Longstanding House precedents have not found such interests to warrant abstention under the above-quoted House Rule that instructs Members to vote on each question presented unless they have ― a direct personal or pecuniary interest in the event of such question. Rather, it has generally been found that ― where legislation affected a class as distinct from individuals, a Member might vote.

As shown by more recent applications of the rule, however, even where one corporation or entity is primarily affected by legislation, a Member's interest in such corporation or entity might not be found to be a disqualifying interest in the subject matter."

When the actions extend beyond voting on legislation, to advocacy, there is no express standard, only a vague requirement for "added circumspection."

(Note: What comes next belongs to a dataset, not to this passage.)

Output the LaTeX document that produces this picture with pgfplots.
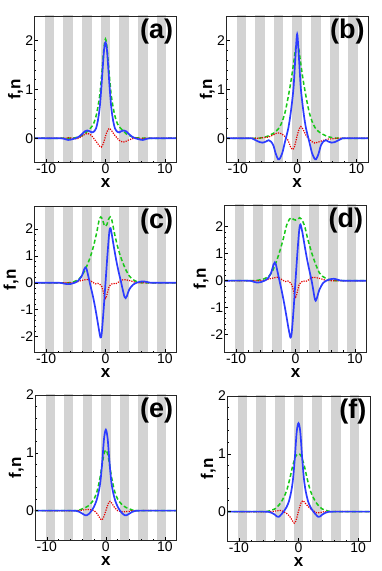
\documentclass[border=0pt]{standalone}
\usepackage{fontspec}
\setmainfont{Liberation Sans}
\usepackage{pgfplots}
\pgfplotsset{compat=1.18}

\definecolor{stripegray}{RGB}{211,211,211}
\definecolor{cblue}{RGB}{45,60,255}
\definecolor{cgreen}{RGB}{25,200,25}
\definecolor{cred}{RGB}{230,0,0}

\pgfplotsset{
  panel/.style={scale only axis, anchor=north west, axis on top,
    xmin=-12, xmax=12, xtick={-10,0,10},
    minor x tick num=4, minor y tick num=4,
    tick align=inside, xtick pos=bottom, ytick pos=left,
    major tick length=3.5pt, minor tick length=2pt,
    every tick/.style={black, line width=0.5pt},
    axis line style={black!85, line width=0.7pt},
    /pgf/number format/assume math mode=true,
    tick label style={font=\fontsize{14}{16}\selectfont, inner sep=1pt},
    xlabel={x}, ylabel={f,n},
    xlabel style={font=\fontsize{17}{20}\selectfont\bfseries, inner sep=0pt, yshift=-4pt},
    ylabel style={font=\fontsize{17}{20}\selectfont\bfseries, inner sep=1pt},
  },
  stripe/.style={fill=stripegray, draw=none, forget plot},
  gline/.style={cgreen, line width=1.5pt, dash pattern=on 4pt off 2.5pt, smooth},
  rline/.style={cred, line width=1.2pt, dash pattern=on 1.2pt off 1.2pt, smooth},
  bline/.style={cblue, line width=1.7pt, smooth},
}

\newcommand{\stripes}{%
  \addplot[stripe] coordinates {(-10.22,-5) (-8.62,-5) (-8.62,5) (-10.22,5)} -- cycle;
  \addplot[stripe] coordinates {(-7.08,-5) (-5.48,-5) (-5.48,5) (-7.08,5)} -- cycle;
  \addplot[stripe] coordinates {(-3.94,-5) (-2.34,-5) (-2.34,5) (-3.94,5)} -- cycle;
  \addplot[stripe] coordinates {(-0.8,-5) (0.8,-5) (0.8,5) (-0.8,5)} -- cycle;
  \addplot[stripe] coordinates {(2.34,-5) (3.94,-5) (3.94,5) (2.34,5)} -- cycle;
  \addplot[stripe] coordinates {(5.48,-5) (7.08,-5) (7.08,5) (5.48,5)} -- cycle;
  \addplot[stripe] coordinates {(8.62,-5) (10.22,-5) (10.22,5) (8.62,5)} -- cycle;
}
\newcommand{\tag}[1]{\node[anchor=north east, inner sep=0pt,
  font=\fontsize{27}{30}\selectfont\bfseries] at (rel axis cs:0.976,0.984) {#1};}

\begin{document}
\begin{tikzpicture}
\useasboundingbox (0pt,0pt) rectangle (382pt,571pt);

% (a)
\begin{axis}[panel, at={(34.3pt,555pt)}, width=142.4pt, height=146.7pt,
  ymin=-0.5, ymax=2.5, ytick={0,1,2}]
\stripes
\addplot[gline] coordinates {(-12,0) (-7,0) (-6,0.003) (-5,0.012) (-4.5,0.03) (-4,0.055) (-3.5,0.09) (-3,0.15) (-2.5,0.21) (-2,0.3) (-1.5,0.5) (-1,0.85) (-0.75,1.15) (-0.5,1.5) (-0.25,1.86) (0,2.03) (0.25,1.86) (0.5,1.5) (0.75,1.15) (1,0.85) (1.5,0.5) (2,0.3) (2.5,0.21) (3,0.15) (3.5,0.09) (4,0.055) (4.5,0.03) (5,0.012) (6,0.003) (7,0) (12,0)};
\addplot[rline] coordinates {(-12,0) (-7,0) (-6.3,0.01) (-5.5,0) (-5,-0.01) (-4.5,0) (-4,0.04) (-3.5,0.08) (-3,0.1) (-2.5,0.07) (-2,0) (-1.5,-0.08) (-1,-0.16) (-0.7,-0.18) (-0.4,-0.12) (-0.1,0) (0.2,0.12) (0.6,0.2) (1,0.16) (1.5,0.07) (2,0) (2.5,-0.06) (3,-0.08) (3.5,-0.06) (4,-0.03) (4.5,-0.01) (5,0.01) (5.5,0) (6.3,-0.005) (7,0) (12,0)};
\addplot[bline] coordinates {(-12,0) (-8,0) (-7,-0.01) (-6.3,-0.035) (-5.6,-0.02) (-5,0) (-4.5,0.03) (-4,0.08) (-3.5,0.14) (-3.1,0.16) (-2.7,0.145) (-2.3,0.12) (-2,0.13) (-1.6,0.2) (-1.3,0.35) (-1,0.6) (-0.75,0.95) (-0.5,1.38) (-0.25,1.8) (0,1.96) (0.25,1.8) (0.5,1.38) (0.75,0.95) (1,0.6) (1.3,0.35) (1.6,0.2) (2,0.13) (2.3,0.12) (2.7,0.145) (3.1,0.16) (3.5,0.14) (4,0.08) (4.5,0.03) (5,0) (5.6,-0.02) (6.3,-0.035) (7,-0.01) (8,0) (12,0)};
\tag{(a)}
\end{axis}

% (b)
\begin{axis}[panel, at={(226pt,555pt)}, width=142.3pt, height=146.7pt,
  ymin=-0.5, ymax=2.5, ytick={0,1,2}]
\stripes
\addplot[gline] coordinates {(-12,0) (-7,0) (-6,0.01) (-5,0.04) (-4.5,0.07) (-4,0.1) (-3.5,0.15) (-3,0.22) (-2.5,0.35) (-2,0.55) (-1.5,0.85) (-1,1.2) (-0.5,1.62) (-0.25,1.85) (0,1.95) (0.25,1.85) (0.5,1.62) (1,1.2) (1.5,0.85) (2,0.55) (2.5,0.35) (3,0.22) (3.5,0.15) (4,0.1) (4.5,0.07) (5,0.04) (6,0.01) (7,0) (12,0)};
\addplot[rline] coordinates {(-12,0) (-7,0) (-6,0.01) (-5,0.02) (-4.5,0.04) (-4,0.07) (-3.5,0.1) (-3,0.11) (-2.5,0.08) (-2,0.03) (-1.5,-0.05) (-1.1,-0.18) (-0.7,-0.23) (-0.4,-0.15) (-0.1,0) (0.2,0.14) (0.6,0.24) (1,0.18) (1.5,0.06) (2,-0.02) (2.5,-0.07) (3,-0.1) (3.5,-0.08) (4,-0.06) (4.5,-0.04) (5,-0.02) (6,-0.01) (7,0) (12,0)};
\addplot[bline] coordinates {(-12,0) (-8,0) (-7.5,-0.01) (-7,-0.04) (-6.3,-0.08) (-5.8,-0.09) (-5.3,-0.07) (-4.8,-0.04) (-4.4,-0.07) (-4,-0.15) (-3.6,-0.32) (-3.2,-0.43) (-2.9,-0.41) (-2.5,-0.3) (-2.2,-0.15) (-1.9,0) (-1.5,0.2) (-1.2,0.42) (-0.9,0.7) (-0.6,1.05) (-0.3,1.65) (0,2.13) (0.3,1.65) (0.6,1.05) (0.9,0.7) (1.2,0.42) (1.5,0.2) (1.9,0) (2.2,-0.15) (2.5,-0.3) (2.9,-0.41) (3.2,-0.43) (3.6,-0.32) (4,-0.15) (4.4,-0.07) (4.8,-0.04) (5.3,-0.07) (5.8,-0.09) (6.3,-0.08) (7,-0.04) (7.5,-0.01) (8,0) (12,0)};
\tag{(b)}
\end{axis}

% (c)
\begin{axis}[panel, at={(34.3pt,364.3pt)}, width=142.4pt, height=146pt,
  ymin=-2.6, ymax=2.83, ytick={-2,-1,0,1,2}]
\stripes
\addplot[gline] coordinates {(-12,0) (-6.5,0) (-6,0.01) (-5.5,0.03) (-5,0.07) (-4.5,0.14) (-4,0.26) (-3.5,0.45) (-3,0.7) (-2.5,1.0) (-2,1.38) (-1.5,1.85) (-1.1,2.3) (-0.8,2.45) (-0.5,2.35) (-0.25,2.17) (0,2.1) (0.25,2.17) (0.5,2.35) (0.8,2.45) (1.1,2.3) (1.5,1.85) (2,1.38) (2.5,1.0) (3,0.7) (3.5,0.45) (4,0.26) (4.5,0.14) (5,0.07) (5.5,0.03) (6,0.01) (6.5,0) (12,0)};
\addplot[rline] coordinates {(-12,0) (-6,0) (-5,0.02) (-4.3,0.07) (-3.5,0.11) (-3,0.12) (-2.5,0.07) (-2,0) (-1.7,-0.04) (-1.3,-0.02) (-1,-0.05) (-0.6,-0.15) (-0.3,-0.4) (0,-0.58) (0.3,-0.4) (0.6,-0.15) (1,-0.05) (1.3,-0.02) (1.7,-0.04) (2,0) (2.5,0.07) (3,0.12) (3.5,0.11) (4.3,0.07) (5,0.02) (6,0) (12,0)};
\addplot[bline] coordinates {(-12,0) (-8,0) (-7.2,-0.02) (-6.5,-0.05) (-5.8,-0.04) (-5.2,0) (-4.6,0.08) (-4,0.25) (-3.6,0.5) (-3.4,0.57) (-3.2,0.52) (-2.9,0.25) (-2.6,-0.05) (-2.2,-0.42) (-1.8,-0.85) (-1.4,-1.35) (-1.1,-1.75) (-0.85,-2.03) (-0.65,-1.9) (-0.35,-1.1) (0,0) (0.35,1.1) (0.65,1.9) (0.85,2.03) (1.1,1.75) (1.4,1.35) (1.8,0.85) (2.2,0.42) (2.6,0.05) (2.9,-0.25) (3.2,-0.52) (3.4,-0.57) (3.6,-0.5) (4,-0.25) (4.6,-0.08) (5.2,0) (5.8,0.04) (6.5,0.05) (7.2,0.02) (8,0) (12,0)};
\tag{(c)}
\end{axis}

% (d)
\begin{axis}[panel, at={(224.3pt,366pt)}, width=142.4pt, height=147.3pt,
  ymin=-2.65, ymax=2.8, ytick={-2,-1,0,1,2}]
\stripes
\addplot[gline] coordinates {(-12,0) (-7,0) (-6.5,0.01) (-6,0.03) (-5.5,0.05) (-5,0.1) (-4.5,0.17) (-4,0.3) (-3.5,0.55) (-3,0.85) (-2.5,1.2) (-2,1.6) (-1.5,2.05) (-1,2.28) (-0.7,2.33) (-0.35,2.27) (0,2.24) (0.35,2.27) (0.7,2.33) (1,2.28) (1.5,2.05) (2,1.6) (2.5,1.2) (3,0.85) (3.5,0.55) (4,0.3) (4.5,0.17) (5,0.1) (5.5,0.05) (6,0.03) (6.5,0.01) (7,0) (12,0)};
\addplot[rline] coordinates {(-12,0) (-6,0) (-5,0.02) (-4.3,0.07) (-3.5,0.11) (-3,0.13) (-2.5,0.07) (-2,0) (-1.7,-0.03) (-1.3,-0.01) (-1,-0.05) (-0.6,-0.16) (-0.3,-0.42) (0,-0.62) (0.3,-0.42) (0.6,-0.16) (1,-0.05) (1.3,-0.01) (1.7,-0.03) (2,0) (2.5,0.07) (3,0.13) (3.5,0.11) (4.3,0.07) (5,0.02) (6,0) (12,0)};
\addplot[bline] coordinates {(-12,0) (-8,0) (-7.2,-0.03) (-6.5,-0.07) (-5.8,-0.05) (-5.2,0) (-4.6,0.1) (-4.1,0.3) (-3.7,0.6) (-3.5,0.67) (-3.3,0.6) (-3,0.3) (-2.7,0) (-2.3,-0.4) (-1.9,-0.85) (-1.5,-1.35) (-1.15,-1.8) (-0.85,-2.1) (-0.65,-1.95) (-0.35,-1.15) (0,0) (0.35,1.12) (0.65,1.92) (0.85,2.08) (1.15,1.8) (1.5,1.35) (1.9,0.85) (2.3,0.42) (2.7,0.02) (3,-0.35) (3.2,-0.62) (3.4,-0.74) (3.6,-0.65) (4,-0.35) (4.6,-0.1) (5.2,0) (5.8,0.05) (6.5,0.07) (7.2,0.03) (8,0) (12,0)};
\tag{(d)}
\end{axis}

% (e)
\begin{axis}[panel, at={(35pt,176pt)}, width=141.7pt, height=145.7pt,
  ymin=-0.52, ymax=2, ytick={0,1,2}]
\stripes
\addplot[gline] coordinates {(-12,0) (-5,0) (-4.5,0.01) (-4,0.03) (-3.5,0.05) (-3,0.08) (-2.5,0.13) (-2,0.2) (-1.5,0.33) (-1,0.56) (-0.5,0.88) (-0.25,1.0) (0,1.05) (0.25,1.0) (0.5,0.88) (1,0.56) (1.5,0.33) (2,0.2) (2.5,0.13) (3,0.08) (3.5,0.05) (4,0.03) (4.5,0.01) (5,0) (12,0)};
\addplot[rline] coordinates {(-12,0) (-5,0) (-4,0.01) (-3,0.02) (-2,0) (-1.5,-0.05) (-1,-0.13) (-0.7,-0.16) (-0.4,-0.12) (0,0) (0.4,0.12) (0.7,0.16) (1,0.13) (1.5,0.05) (2,0) (3,-0.02) (4,-0.01) (5,0) (12,0)};
\addplot[bline] coordinates {(-12,0) (-6,0) (-5,-0.005) (-4.5,-0.02) (-4,-0.05) (-3.5,-0.08) (-3.2,-0.08) (-2.8,-0.05) (-2.4,0) (-2,0.07) (-1.6,0.17) (-1.2,0.33) (-0.9,0.52) (-0.6,0.86) (-0.3,1.25) (0,1.4) (0.3,1.25) (0.6,0.86) (0.9,0.52) (1.2,0.33) (1.6,0.17) (2,0.07) (2.4,0) (2.8,-0.05) (3.2,-0.08) (3.5,-0.08) (4,-0.05) (4.5,-0.02) (5,-0.005) (6,0) (12,0)};
\tag{(e)}
\end{axis}

% (f)
\begin{axis}[panel, at={(227pt,175pt)}, width=143pt, height=145.7pt,
  ymin=-0.52, ymax=2, ytick={0,1,2}]
\stripes
\addplot[gline] coordinates {(-12,0) (-6,0) (-5,0.01) (-4.5,0.025) (-4,0.045) (-3.5,0.09) (-3,0.15) (-2.5,0.24) (-2,0.36) (-1.5,0.55) (-1,0.78) (-0.5,0.95) (-0.25,0.99) (0,1.0) (0.25,0.99) (0.5,0.95) (1,0.78) (1.5,0.55) (2,0.36) (2.5,0.24) (3,0.15) (3.5,0.09) (4,0.045) (4.5,0.025) (5,0.01) (6,0) (12,0)};
\addplot[rline] coordinates {(-12,0) (-5,0) (-4,0.01) (-3,0.02) (-2.5,0) (-2,-0.03) (-1.5,-0.08) (-1,-0.16) (-0.7,-0.2) (-0.4,-0.15) (-0.1,-0.03) (0.2,0.08) (0.5,0.17) (0.75,0.19) (1.1,0.15) (1.6,0.09) (2,0.05) (2.5,0.02) (3,-0.02) (3.5,-0.02) (4,-0.01) (5,0) (12,0)};
\addplot[bline] coordinates {(-12,0) (-6,0) (-5,-0.005) (-4.5,-0.02) (-4,-0.05) (-3.6,-0.085) (-3.3,-0.09) (-2.9,-0.05) (-2.5,0) (-2,0.08) (-1.6,0.18) (-1.2,0.36) (-0.9,0.58) (-0.6,0.95) (-0.3,1.38) (0,1.53) (0.3,1.38) (0.6,0.95) (0.9,0.58) (1.2,0.36) (1.6,0.18) (2,0.08) (2.5,0) (2.9,-0.05) (3.3,-0.09) (3.6,-0.085) (4,-0.05) (4.5,-0.02) (5,-0.005) (6,0) (12,0)};
\tag{(f)}
\end{axis}
\end{tikzpicture}
\end{document}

The provisions of House Rule 3, clause 1, as discussed in this section, apply only to Member voting on the House floor. They do not apply to other actions that Members may normally take on particular matters in connection with their official duties, such as sponsoring legislation, advocating or participating in an action by a House committee, or contacting an executive branch agency. Such actions entail a degree of advocacy above and beyond that involved in voting, and thus a Member's decision on whether to take any such action on a matter that may affect his or her personal financial interests requires added circumspection. Moreover, such actions may implicate the rules and standards, discussed above, that prohibit the use of one's official position for personal gain. Whenever a Member is considering taking any such action on a matter that may affect his or her personal financial interests, the Member should first contact the Standards Committee for guidance.

True, Waters did contact the Treasury Department without first clearing it with the Standards Committee. Except the request was made on September 8, 2008, when things were evolving so rapidly at Fannie and Freddie that it would have been imprudent for her to wait for the Committee's guidance. (After all, they waited a year to release this completed report.)

Again, the report illustrates how you can fabricate an ethics charge out of next to nothing.